Any efforts to promote the consumer-facing metaverse, I think, should be understood as a way to try to distract us from noticing that trajectory: that it is a means of trapping and containing labor.

Horning provides a helpful frame that applies to other technologies that are being brute forced into our news cycles and culture. In the case of many crypto projects, the hype and consumer-facing nature is a way of distracting from Ponzi dynamics or the notion that many of these investments are a way for venture capitalists to park money from LPs that they don’t know what to do with while collecting their fees. To borrow his phrasing, it is a means of trapping and containing capital. There doesn’t need to be any immediate (or even eventual) utility if there’s money to be made by creating a fear of missing out.

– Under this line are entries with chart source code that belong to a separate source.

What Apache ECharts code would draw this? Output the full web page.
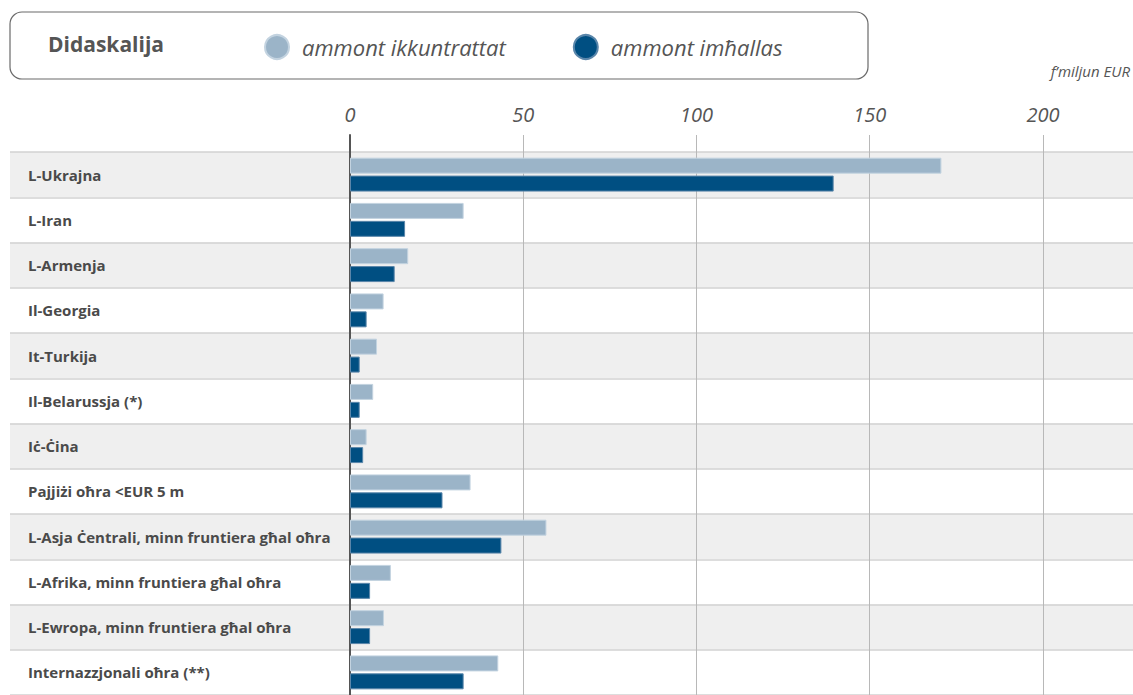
<!DOCTYPE html>
<html>
<head>
<meta charset="utf-8">
<script src="https://cdn.jsdelivr.net/npm/echarts@6/dist/echarts.min.js"></script>
<style>
  html, body { margin: 0; padding: 0; background: #fff; }
  #chart { width: 1133px; height: 695px; }
</style>
</head>
<body>
<div id="chart"></div>
<script>
// data (miljun EUR)
const categories = [
  'L-Ukrajna', 'L-Iran', 'L-Armenja', 'Il-Georgia', 'It-Turkija', 'Il-Belarussja (*)',
  'Iċ-Ċina', 'Pajjiżi oħra <EUR 5 m', 'L-Asja Ċentrali, minn fruntiera għal oħra',
  'L-Afrika, minn fruntiera għal oħra', 'L-Ewropa, minn fruntiera għal oħra',
  'Internazzjonali oħra (**)'
];
const contracted = [170.7, 32.8, 16.8, 9.7, 7.8, 6.7, 4.8, 34.8, 56.7, 11.8, 9.8, 42.8];
const paid = [139.6, 15.9, 12.9, 4.8, 2.8, 2.8, 3.8, 26.7, 43.7, 5.8, 5.8, 32.8];
const seriesNames = ['ammont ikkuntrattat', 'ammont imħallas'];
const axisMax = 226;

const font = '"Open Sans", "Noto Sans", sans-serif';
const lightBlue = '#9bb4c8';
const darkBlue = '#004f82';

const chart = echarts.init(document.getElementById('chart'), null, { renderer: 'svg' });

chart.setOption({
  backgroundColor: '#fff',
  animation: false,
  textStyle: { fontFamily: font },
  graphic: [
    {
      type: 'rect',
      shape: { x: 10, y: 12, width: 858, height: 67, r: 12 },
      style: { fill: '#fff', stroke: '#6a6a6a', lineWidth: 1.2 },
      z: -1
    },
    {
      type: 'text',
      left: 48, top: 33,
      style: { text: 'Didaskalija', fill: '#555', font: 'bold 21px ' + font }
    },
    {
      type: 'text',
      right: 3, top: 63,
      style: { text: 'f\u2019miljun EUR', fill: '#555', font: 'italic 15px ' + font }
    }
  ],
  legend: {
    left: 264, top: 34,
    padding: 0,
    icon: 'circle',
    itemWidth: 24, itemHeight: 24,
    itemGap: 67,
    data: seriesNames,
    textStyle: {
      fontFamily: font, fontStyle: 'italic', fontSize: 22, color: '#555',
      padding: [0, 0, 0, 8]
    }
  },
  grid: [
    // row shading
    { left: 10, right: 0, top: 152, bottom: 0, outerBoundsMode: 'none' },
    // value gridlines and top axis
    { left: 350, right: 0, top: 135, bottom: 0, outerBoundsMode: 'none' },
    // bars
    { left: 350, right: 0, top: 152, bottom: 0, outerBoundsMode: 'none' }
  ],
  xAxis: [
    { gridIndex: 0, type: 'value', show: false, min: 0, max: 1 },
    {
      gridIndex: 1, type: 'value', position: 'top', min: 0, max: axisMax, interval: 50,
      axisLine: { show: false }, axisTick: { show: false },
      axisLabel: {
        showMaxLabel: false, margin: 11, fontSize: 20, fontStyle: 'italic',
        color: '#555', fontFamily: font
      },
      splitLine: { show: true, showMaxLine: false, lineStyle: { color: '#b8b8b8', width: 1 } }
    },
    { gridIndex: 2, type: 'value', show: false, min: 0, max: axisMax }
  ],
  yAxis: [
    {
      gridIndex: 0, type: 'category', data: categories, inverse: true,
      axisLine: { show: false }, axisTick: { show: false }, axisLabel: { show: false },
      splitLine: { show: true, lineStyle: { color: '#d2d2d2', width: 1.5 } },
      splitArea: { show: true, areaStyle: { color: ['#efefef', '#ffffff'] } }
    },
    {
      gridIndex: 1, type: 'value',
      axisLine: { show: true, lineStyle: { color: '#555', width: 2 } },
      axisTick: { show: false }, axisLabel: { show: false }, splitLine: { show: false }
    },
    {
      gridIndex: 2, type: 'category', data: categories, inverse: true,
      axisLine: { show: false }, axisTick: { show: false },
      axisLabel: {
        align: 'left', margin: 322, fontSize: 15, fontWeight: 'bold',
        color: '#4a4a4a', fontFamily: font, padding: [12, 0, 0, 0]
      }
    }
  ],
  series: [
    {
      name: seriesNames[0], type: 'bar', xAxisIndex: 2, yAxisIndex: 2,
      data: contracted, barWidth: 16, barGap: '12%',
      itemStyle: { color: lightBlue, borderColor: '#c3d3e0', borderWidth: 1 }
    },
    {
      name: seriesNames[1], type: 'bar', xAxisIndex: 2, yAxisIndex: 2,
      data: paid, barWidth: 16,
      itemStyle: { color: darkBlue, borderColor: '#5a86aa', borderWidth: 1 }
    }
  ]
});
</script>
</body>
</html>
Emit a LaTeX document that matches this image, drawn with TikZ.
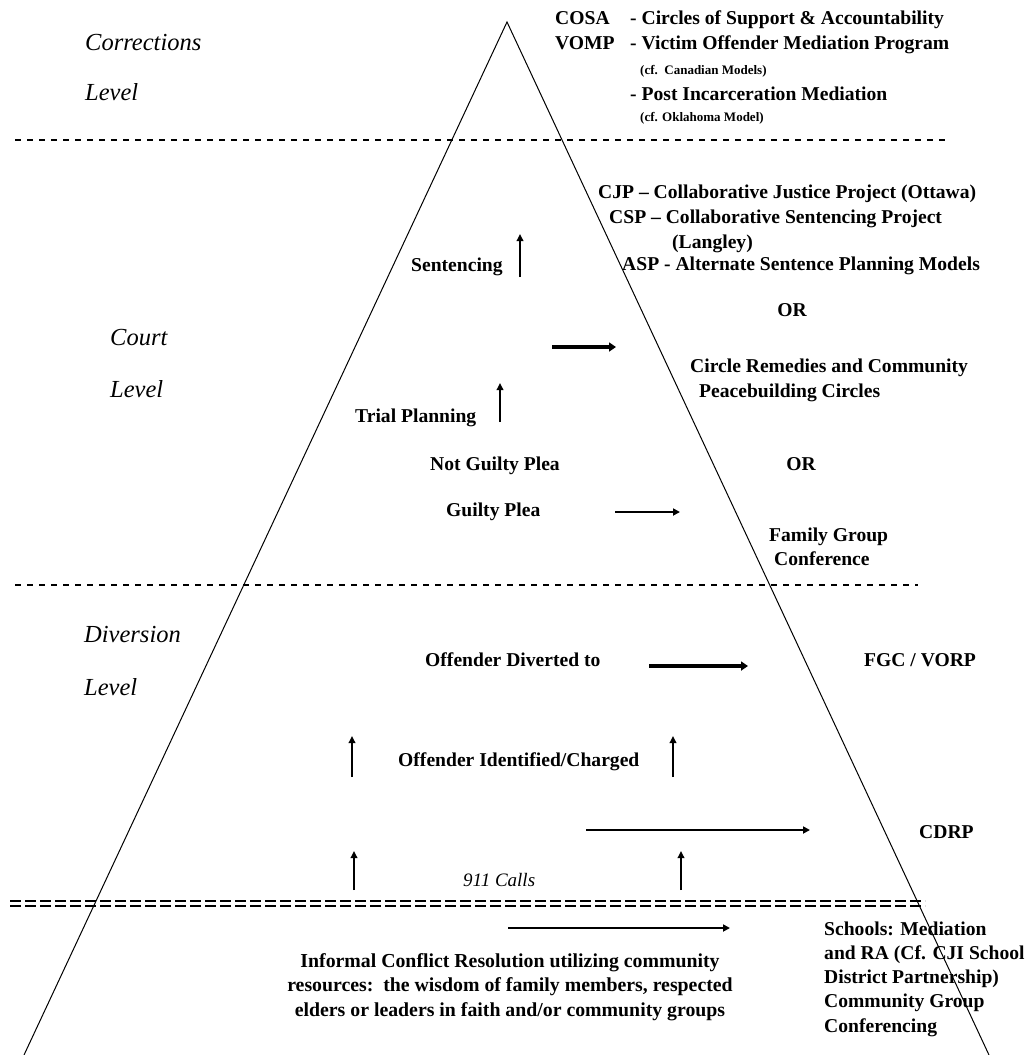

The brute-forcers embody this cynical vision of innovation by trying to foist adoption onto users, and, when it doesn’t work, they switch to more coercive tactics. In this light, Meta’s mandatory weekly metaverse time is an early template that we could see in workplaces in the future.

Last week on Twitter I read a good back-and-forth about the “impact” of the techlash and the argument that, despite lots of negative media coverage, there hasn’t been that much real change in U.S. tech policy. It’s an interesting argument that got me thinking about Facebook’s metaverse pivot and rebranding, which one could argue is directly related to being the central figure of the techlash.

While it’s true that U.S. tech policy hasn’t kept pace with the public distaste toward Big Tech, I’d argue that Meta’s struggles and low adoption toward its consumer-facing products are probably a direct result of the techlash. The company’s inability to produce any successful new product in recent years is a result of a brand that’s tainted and synonymous with political discord, decaying social graphs, and your sweet little old aunt posting aggressive anti-vax Minions memes. From a cultural perspective, the techlash has eroded trust in the company, but more than anything else, it has helped accelerate Facebook/Meta’s deep uncoolness.

This, I’d argue, is generally a good thing. But the specter of Meta’s enterprise metaverse ambitions looms large. It’s entirely possible that one byproduct of the techlash will include making bad tech unpalatable to regular people, instead driving it into the arms of big companies that use it to grind down the bones of their employees. What sucks about the influence of cynical brute-forcers in our current tech landscape is that instant utility and appeal aren’t necessary to capture broad attention and achieve wide adoption. One month you’re cracking jokes about “legs coming soon” and the Horizon’s Murder Village, and the next month your bipedal avatar is shuffling over there for an all-hands meeting.